Parsing Html The Cthulhu Way

phreakre · November 16, 2009, 12:00am

The only crime committed by most novice developers is not knowing what the alternatives are. This post, on the other hand, does nothing to help promote what those alternatives are. No cherry picked recommendations for a few common web languages? PHP, RoR, etc?

Hpricot and Rubyful Soup help me a good bit in RoR.

Wayne · November 16, 2009, 12:00am

Now, I have that song in my head! Go Metallica!

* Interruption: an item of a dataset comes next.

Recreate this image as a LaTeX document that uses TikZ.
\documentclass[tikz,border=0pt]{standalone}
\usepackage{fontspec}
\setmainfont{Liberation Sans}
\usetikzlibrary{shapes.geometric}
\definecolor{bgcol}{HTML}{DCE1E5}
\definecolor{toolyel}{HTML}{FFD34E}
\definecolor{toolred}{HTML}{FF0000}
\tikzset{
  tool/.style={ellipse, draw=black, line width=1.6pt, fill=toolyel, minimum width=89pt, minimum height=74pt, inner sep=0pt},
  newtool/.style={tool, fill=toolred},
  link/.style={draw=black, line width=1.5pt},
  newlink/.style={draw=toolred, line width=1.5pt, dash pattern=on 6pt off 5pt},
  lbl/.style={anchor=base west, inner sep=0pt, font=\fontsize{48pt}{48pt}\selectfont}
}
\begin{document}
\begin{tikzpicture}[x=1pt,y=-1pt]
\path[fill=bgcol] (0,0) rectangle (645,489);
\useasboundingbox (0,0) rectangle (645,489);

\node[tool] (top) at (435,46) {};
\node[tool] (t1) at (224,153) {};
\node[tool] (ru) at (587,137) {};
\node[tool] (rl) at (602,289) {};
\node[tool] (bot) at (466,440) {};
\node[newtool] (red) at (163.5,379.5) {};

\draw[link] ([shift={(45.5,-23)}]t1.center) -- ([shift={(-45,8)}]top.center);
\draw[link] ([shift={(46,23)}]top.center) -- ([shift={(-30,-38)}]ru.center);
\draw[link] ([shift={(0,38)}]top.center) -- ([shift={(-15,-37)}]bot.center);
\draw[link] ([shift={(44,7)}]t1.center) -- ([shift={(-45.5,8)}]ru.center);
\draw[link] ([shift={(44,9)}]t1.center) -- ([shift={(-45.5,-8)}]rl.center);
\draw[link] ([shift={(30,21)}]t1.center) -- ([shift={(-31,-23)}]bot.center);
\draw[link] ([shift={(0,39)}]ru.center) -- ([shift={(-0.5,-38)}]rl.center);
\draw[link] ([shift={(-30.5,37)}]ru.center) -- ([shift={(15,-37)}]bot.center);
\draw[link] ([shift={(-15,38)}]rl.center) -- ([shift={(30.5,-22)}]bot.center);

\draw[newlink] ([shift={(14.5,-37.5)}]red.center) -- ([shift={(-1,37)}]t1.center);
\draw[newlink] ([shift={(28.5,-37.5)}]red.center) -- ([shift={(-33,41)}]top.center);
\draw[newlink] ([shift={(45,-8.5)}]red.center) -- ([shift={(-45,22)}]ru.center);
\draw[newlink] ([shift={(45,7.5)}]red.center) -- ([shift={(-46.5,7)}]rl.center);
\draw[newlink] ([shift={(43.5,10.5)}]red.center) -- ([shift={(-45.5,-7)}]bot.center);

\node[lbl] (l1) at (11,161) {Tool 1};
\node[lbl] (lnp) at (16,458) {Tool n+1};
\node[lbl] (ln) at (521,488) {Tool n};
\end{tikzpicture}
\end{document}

Chris_F · November 16, 2009, 12:00am

“Even Jon Skeet cannot parse HTML using regular expressions.”

Them’s fightin’ words.

PadraigB · November 16, 2009, 12:00am

ESR disagrees
http://www.jgc.org/blog/2009/11/parsing-html-in-python-with.html

R__Bemrose2 · November 16, 2009, 12:00am

Is it just me or does this blog post try to argue both sides of the same issue?

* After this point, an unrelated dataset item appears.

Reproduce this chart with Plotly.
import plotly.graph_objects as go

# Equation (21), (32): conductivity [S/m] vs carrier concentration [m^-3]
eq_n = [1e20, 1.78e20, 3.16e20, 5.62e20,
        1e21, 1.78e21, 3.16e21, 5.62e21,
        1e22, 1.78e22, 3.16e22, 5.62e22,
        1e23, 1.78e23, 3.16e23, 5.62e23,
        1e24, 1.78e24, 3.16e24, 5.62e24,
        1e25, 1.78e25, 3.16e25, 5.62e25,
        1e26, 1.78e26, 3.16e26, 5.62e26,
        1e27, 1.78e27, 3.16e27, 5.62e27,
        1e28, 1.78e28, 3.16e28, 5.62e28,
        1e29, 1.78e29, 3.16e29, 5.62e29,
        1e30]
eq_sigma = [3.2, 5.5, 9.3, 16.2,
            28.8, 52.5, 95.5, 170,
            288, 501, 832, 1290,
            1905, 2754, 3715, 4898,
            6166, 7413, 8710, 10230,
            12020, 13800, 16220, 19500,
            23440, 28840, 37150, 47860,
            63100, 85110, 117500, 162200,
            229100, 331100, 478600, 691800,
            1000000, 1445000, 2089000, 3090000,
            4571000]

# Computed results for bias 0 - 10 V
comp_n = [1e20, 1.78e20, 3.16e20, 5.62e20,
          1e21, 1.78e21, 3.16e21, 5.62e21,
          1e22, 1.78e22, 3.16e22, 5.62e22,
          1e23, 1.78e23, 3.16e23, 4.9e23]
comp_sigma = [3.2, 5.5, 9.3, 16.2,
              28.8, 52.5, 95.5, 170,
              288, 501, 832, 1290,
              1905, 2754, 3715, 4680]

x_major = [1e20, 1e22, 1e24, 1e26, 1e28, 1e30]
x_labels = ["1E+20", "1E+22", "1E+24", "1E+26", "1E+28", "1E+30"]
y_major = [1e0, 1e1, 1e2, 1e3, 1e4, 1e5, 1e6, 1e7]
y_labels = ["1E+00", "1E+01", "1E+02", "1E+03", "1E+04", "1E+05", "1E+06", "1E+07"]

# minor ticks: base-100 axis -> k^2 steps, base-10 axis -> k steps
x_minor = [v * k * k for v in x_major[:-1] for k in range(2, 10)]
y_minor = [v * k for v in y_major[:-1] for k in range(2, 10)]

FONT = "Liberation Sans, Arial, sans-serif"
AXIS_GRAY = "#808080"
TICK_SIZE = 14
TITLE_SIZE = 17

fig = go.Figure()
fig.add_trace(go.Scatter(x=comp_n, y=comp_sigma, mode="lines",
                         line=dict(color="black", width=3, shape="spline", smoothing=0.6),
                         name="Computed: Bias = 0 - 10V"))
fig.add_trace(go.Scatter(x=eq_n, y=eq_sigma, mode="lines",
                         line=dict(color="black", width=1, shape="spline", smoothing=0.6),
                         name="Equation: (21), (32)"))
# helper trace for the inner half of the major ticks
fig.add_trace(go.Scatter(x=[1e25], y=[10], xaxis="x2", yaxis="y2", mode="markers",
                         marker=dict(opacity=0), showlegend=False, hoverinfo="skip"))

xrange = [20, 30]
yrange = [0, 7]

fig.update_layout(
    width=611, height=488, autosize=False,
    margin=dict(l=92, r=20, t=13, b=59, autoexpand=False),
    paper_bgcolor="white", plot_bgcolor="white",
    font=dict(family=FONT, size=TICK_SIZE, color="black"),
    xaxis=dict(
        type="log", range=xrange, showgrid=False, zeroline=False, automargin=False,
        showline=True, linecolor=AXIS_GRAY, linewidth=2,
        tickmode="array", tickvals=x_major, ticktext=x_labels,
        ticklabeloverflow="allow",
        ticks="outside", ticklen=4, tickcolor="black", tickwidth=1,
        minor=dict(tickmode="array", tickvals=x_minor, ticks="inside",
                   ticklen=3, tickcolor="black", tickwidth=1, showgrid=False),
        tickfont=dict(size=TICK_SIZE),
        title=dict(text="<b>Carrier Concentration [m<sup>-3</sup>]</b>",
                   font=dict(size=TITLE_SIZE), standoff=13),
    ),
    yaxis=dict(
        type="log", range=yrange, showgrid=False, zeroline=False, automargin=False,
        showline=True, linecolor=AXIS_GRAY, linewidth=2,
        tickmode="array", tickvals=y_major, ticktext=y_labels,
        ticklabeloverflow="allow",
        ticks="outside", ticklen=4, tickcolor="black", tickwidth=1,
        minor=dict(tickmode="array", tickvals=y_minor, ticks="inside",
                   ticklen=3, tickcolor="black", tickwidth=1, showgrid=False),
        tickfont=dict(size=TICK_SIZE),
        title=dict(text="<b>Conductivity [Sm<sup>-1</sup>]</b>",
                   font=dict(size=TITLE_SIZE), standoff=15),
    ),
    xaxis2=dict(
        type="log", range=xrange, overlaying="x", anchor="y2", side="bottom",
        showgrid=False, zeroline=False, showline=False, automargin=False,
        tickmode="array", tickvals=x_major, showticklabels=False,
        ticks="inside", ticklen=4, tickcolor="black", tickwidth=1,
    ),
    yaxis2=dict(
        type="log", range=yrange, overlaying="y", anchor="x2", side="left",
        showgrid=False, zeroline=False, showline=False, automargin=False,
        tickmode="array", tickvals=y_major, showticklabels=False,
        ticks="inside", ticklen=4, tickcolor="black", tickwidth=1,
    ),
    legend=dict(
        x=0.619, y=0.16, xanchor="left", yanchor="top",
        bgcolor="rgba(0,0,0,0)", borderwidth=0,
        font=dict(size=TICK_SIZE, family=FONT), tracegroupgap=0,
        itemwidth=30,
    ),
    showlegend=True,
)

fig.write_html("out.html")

Patrick · November 16, 2009, 12:00am

“Even Jon Skeet cannot parse HTML using regular expressions.”

I lol’d, what a great way to put this in perspective.

RobertC · November 16, 2009, 12:00am

But the link to CPAN HTML::Sanitizer is broken.

DennisG · November 16, 2009, 12:00am

Link behind “HTML::Sanitizer” is dead.

DominicP · November 16, 2009, 12:00am

So what is the preferred method for dealing with XSS (Cross Site Scripting) issues then, particularly if you’re using a Rich Text Editor that saves formatting as HTML?

DanielS · November 16, 2009, 12:00am

The last time I went for an HTML library to parse some HTML, the HTML was so broken I had to resort to regex.

The regex broke afterwards, after the generated HTML was slightly changed. It was trivially fixed.

So, while I agree that HTML (and, particularly, XML) should be parsed appropriately, YMMV. I get the feeling a lot of people who complain about regex have never bothered to LEARN it as the complex language it is.

Arethuza · November 16, 2009, 12:00am

What about HTMLTidy? http://tidy.sourceforge.net/ Convert stuff to proper XHTML and then use your XML processing mechanism of choice to parse the data.

Joe · November 16, 2009, 12:00am

This would be a lot more helpful if some specific libs besides the Perl solution were posted. I had a non-trivial time trying to find ready-to-use stable libraries on various platforms (e.g. PHP). Any suggestions?

Goran · November 16, 2009, 12:00am

Can someone get me one of those T-shirts with “I parse HTML with RE” on front?

Anonymous · November 16, 2009, 12:00am

I think that’s just as wrongheaded as demanding every trivial HTML processing task be handled by a full-blown parsing engine.

Maybe HTML processing isn’t trivial, Jeff.

sylvainulg · November 16, 2009, 12:00am

http://search.cpan.org/~nesting/HTML-Sanitizer-0.04/Sanitizer.pm tells me “not found”, btw. Pretty surprising, as we can still find the code in Nesting’s archives, and that it is still refered to at e.g. http://search.cpan.org/~podmaster/HTML-Scrubber-0.08/Scrubber.pm

Rev_Matt · November 16, 2009, 12:00am

I’m torn here. I mean there’s jwz’s famous quote about

Some people, when confronted with a problem, think “I know, I’ll use regular expressions.” Now they have two problems.

On the other hand, CPAN isn’t particularly useful if you aren’t using Perl. And “Hell is other people’s Perl”.

chaos · November 16, 2009, 12:00am

I have no joke here, I just like saying http://discordianquotes.com/quote/8008

JarrettM · November 16, 2009, 12:00am

“The only crime being perpetrated is not knowing what the alternatives are.”

Yup - that just about covers the whole darn thing! Who hasn’t worked with developers who rolled their own XYZ, when that program is already out there and supported by some other community.

LinusT · November 16, 2009, 12:00am

This is the most useful thing you said in a long time. Glad to have you bad Jeff.

Paul_N · November 16, 2009, 12:00am

I have a daily job that scrapes a page. Unfortunately, it looks like the author of that page is emitting with Word or something similarly horrible. Tables within tables within tables without sanity(or regularity). The faint whisper of “ia, ia” curdles around the mind when contemplating the source.

A DOM parser would gibber insanely to itself, quietly screaming at the brokenness of the form.

Since I didn’t particularly want to do that to a parse, I regexed away and was able to do it. Only minor loss of sanity points…